Directions: Find every line containing the word "chart" in the records below; report only how many there are.

Stored items
════════

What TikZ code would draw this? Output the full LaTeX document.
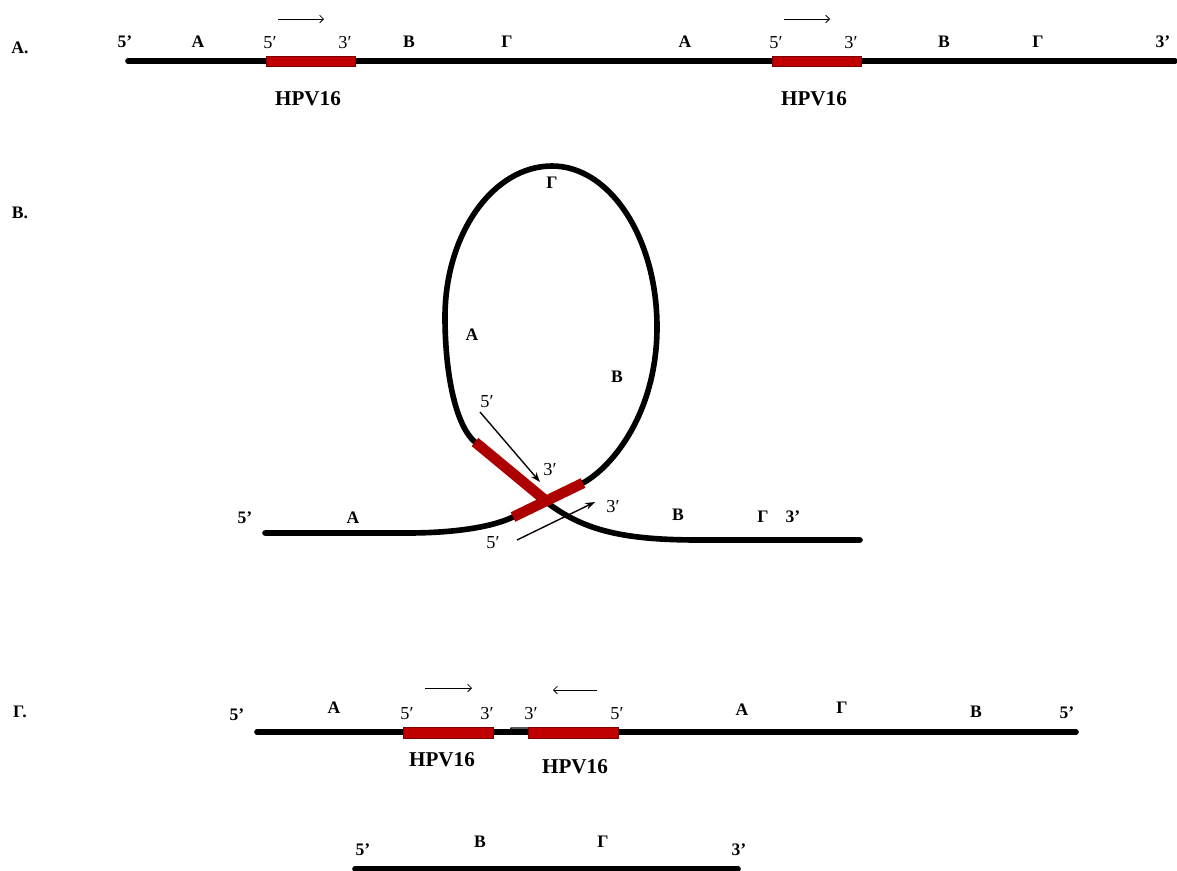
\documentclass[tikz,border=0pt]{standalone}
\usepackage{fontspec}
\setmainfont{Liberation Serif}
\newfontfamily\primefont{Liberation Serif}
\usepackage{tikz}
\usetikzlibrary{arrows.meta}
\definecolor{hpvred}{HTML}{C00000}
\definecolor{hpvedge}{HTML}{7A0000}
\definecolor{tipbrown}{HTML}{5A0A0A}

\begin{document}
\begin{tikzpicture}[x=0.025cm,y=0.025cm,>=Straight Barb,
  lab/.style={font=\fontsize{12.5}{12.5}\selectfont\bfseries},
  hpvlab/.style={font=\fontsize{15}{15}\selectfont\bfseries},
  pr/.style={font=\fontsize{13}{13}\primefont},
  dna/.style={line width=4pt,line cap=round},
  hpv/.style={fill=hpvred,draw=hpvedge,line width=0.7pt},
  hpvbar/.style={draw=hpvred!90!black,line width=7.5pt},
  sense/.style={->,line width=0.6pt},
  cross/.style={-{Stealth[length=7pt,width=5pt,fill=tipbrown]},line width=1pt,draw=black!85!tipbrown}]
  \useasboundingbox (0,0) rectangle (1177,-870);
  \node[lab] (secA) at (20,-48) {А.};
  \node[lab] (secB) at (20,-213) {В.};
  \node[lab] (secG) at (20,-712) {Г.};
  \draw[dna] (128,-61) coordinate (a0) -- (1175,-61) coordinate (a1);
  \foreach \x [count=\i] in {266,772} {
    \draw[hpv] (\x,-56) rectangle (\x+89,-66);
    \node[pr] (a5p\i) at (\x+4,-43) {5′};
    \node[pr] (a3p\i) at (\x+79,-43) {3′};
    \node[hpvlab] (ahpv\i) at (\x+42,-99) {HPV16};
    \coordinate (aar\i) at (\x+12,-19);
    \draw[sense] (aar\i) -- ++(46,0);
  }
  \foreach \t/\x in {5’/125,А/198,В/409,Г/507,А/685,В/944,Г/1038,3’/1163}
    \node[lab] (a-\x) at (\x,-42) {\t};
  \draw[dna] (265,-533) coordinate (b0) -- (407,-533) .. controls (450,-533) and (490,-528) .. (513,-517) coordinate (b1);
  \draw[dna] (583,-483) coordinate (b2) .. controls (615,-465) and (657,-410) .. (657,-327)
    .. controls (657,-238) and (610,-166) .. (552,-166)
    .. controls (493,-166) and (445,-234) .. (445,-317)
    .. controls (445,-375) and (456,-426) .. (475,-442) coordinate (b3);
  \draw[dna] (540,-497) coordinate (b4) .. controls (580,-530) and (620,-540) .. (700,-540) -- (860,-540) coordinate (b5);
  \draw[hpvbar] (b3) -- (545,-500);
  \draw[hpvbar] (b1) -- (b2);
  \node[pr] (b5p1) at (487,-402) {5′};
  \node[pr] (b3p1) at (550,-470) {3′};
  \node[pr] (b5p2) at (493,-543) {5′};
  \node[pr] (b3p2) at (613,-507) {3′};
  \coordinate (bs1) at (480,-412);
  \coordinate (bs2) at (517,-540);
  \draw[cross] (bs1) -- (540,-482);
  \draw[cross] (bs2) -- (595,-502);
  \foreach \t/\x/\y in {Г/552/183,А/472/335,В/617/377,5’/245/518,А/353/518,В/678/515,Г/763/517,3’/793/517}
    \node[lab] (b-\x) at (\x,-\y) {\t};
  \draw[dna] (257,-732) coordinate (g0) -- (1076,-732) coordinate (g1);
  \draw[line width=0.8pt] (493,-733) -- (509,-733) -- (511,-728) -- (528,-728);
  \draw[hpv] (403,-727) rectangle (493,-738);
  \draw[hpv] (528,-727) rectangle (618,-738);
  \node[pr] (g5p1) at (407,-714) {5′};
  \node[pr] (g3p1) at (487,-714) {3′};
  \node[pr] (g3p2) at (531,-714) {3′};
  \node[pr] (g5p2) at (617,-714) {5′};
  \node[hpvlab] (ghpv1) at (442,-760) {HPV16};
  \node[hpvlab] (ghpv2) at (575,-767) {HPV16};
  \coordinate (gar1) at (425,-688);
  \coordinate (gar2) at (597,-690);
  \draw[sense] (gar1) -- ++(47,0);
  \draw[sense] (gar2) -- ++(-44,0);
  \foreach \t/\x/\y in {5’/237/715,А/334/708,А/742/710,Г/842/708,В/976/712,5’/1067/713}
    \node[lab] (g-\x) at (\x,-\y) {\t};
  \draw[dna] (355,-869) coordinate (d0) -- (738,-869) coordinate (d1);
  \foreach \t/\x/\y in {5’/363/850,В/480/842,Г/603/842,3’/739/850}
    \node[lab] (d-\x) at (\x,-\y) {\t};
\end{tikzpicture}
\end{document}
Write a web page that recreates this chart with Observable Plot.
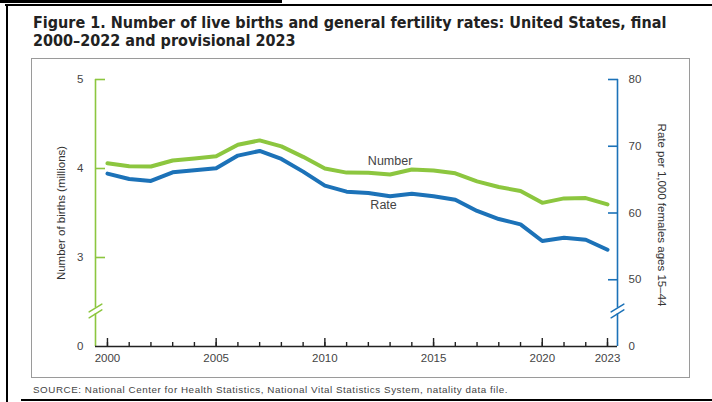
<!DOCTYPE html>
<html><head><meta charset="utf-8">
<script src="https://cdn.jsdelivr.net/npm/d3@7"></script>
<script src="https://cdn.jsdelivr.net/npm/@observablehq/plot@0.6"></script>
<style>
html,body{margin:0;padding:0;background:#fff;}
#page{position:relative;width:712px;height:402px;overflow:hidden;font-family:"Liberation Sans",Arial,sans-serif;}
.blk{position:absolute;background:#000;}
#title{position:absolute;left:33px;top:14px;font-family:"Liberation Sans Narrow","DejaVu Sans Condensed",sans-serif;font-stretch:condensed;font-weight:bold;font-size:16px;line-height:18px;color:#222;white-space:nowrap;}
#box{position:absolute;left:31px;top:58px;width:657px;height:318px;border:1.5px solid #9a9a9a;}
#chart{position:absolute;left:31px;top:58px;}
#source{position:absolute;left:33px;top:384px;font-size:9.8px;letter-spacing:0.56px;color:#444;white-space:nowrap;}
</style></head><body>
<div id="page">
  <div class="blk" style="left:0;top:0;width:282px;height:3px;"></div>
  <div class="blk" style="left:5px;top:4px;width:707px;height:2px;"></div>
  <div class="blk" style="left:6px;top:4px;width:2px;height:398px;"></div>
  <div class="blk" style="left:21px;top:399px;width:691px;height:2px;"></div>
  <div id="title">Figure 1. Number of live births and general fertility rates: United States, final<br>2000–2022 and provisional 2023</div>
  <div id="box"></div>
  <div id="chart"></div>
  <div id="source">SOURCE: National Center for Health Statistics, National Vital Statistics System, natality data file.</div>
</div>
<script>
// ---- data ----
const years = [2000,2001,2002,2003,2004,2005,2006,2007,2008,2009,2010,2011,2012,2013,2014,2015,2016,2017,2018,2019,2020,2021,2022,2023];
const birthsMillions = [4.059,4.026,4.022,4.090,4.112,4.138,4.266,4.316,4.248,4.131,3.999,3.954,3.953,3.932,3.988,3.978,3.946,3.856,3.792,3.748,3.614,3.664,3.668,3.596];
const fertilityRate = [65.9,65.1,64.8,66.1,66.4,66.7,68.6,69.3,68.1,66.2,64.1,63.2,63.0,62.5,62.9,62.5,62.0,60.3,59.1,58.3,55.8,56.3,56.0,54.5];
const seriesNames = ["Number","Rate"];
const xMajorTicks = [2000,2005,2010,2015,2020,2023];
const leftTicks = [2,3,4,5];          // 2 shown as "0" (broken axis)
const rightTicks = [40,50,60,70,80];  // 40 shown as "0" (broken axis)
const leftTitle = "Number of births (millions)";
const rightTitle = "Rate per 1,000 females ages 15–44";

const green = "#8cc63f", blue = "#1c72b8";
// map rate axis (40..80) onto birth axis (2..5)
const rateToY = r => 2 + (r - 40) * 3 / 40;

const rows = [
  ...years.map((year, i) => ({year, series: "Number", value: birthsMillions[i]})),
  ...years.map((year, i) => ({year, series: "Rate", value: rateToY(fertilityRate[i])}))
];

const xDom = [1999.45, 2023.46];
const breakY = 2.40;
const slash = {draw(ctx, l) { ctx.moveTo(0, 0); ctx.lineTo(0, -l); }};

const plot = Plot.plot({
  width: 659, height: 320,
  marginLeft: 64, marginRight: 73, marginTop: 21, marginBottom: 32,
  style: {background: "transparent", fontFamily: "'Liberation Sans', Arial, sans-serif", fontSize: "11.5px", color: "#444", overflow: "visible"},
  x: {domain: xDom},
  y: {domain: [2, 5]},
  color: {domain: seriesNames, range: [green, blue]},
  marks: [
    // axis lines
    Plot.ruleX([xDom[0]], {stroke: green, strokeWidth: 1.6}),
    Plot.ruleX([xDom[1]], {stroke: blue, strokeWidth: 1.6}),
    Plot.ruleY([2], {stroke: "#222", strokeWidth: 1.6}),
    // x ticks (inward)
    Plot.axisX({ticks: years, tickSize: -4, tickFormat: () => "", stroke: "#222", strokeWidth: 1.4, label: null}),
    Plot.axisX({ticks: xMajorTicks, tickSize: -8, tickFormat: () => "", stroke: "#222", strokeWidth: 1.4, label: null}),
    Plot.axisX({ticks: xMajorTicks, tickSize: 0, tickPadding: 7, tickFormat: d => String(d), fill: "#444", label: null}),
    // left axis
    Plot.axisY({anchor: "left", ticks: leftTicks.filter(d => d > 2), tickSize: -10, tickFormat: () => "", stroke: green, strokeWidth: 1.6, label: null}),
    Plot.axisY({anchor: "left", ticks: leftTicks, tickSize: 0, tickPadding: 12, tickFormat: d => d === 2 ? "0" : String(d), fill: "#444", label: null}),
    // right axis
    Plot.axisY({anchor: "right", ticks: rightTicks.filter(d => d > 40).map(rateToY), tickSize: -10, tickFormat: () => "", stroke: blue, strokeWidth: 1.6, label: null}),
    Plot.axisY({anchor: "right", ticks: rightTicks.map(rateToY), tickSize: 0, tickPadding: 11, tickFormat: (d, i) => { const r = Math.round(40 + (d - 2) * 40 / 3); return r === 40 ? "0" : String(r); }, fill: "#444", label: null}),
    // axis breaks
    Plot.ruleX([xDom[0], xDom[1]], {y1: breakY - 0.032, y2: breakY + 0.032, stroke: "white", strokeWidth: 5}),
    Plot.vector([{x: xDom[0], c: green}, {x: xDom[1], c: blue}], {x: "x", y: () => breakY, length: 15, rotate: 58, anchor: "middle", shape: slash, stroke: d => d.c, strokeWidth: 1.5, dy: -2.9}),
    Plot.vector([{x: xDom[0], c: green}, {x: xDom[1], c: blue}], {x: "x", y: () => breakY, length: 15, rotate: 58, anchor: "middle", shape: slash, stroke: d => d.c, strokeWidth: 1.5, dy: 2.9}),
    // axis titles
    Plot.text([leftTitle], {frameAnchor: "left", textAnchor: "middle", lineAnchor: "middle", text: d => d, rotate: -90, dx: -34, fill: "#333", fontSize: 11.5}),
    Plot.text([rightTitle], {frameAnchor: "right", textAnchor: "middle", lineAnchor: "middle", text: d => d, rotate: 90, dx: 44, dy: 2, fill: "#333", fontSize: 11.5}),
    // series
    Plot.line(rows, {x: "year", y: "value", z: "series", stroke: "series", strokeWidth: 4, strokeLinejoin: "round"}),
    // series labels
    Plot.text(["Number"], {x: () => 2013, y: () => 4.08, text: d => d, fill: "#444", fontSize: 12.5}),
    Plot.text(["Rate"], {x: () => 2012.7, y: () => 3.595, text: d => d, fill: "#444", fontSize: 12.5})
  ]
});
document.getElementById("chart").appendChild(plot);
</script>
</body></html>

════════

Final result: 4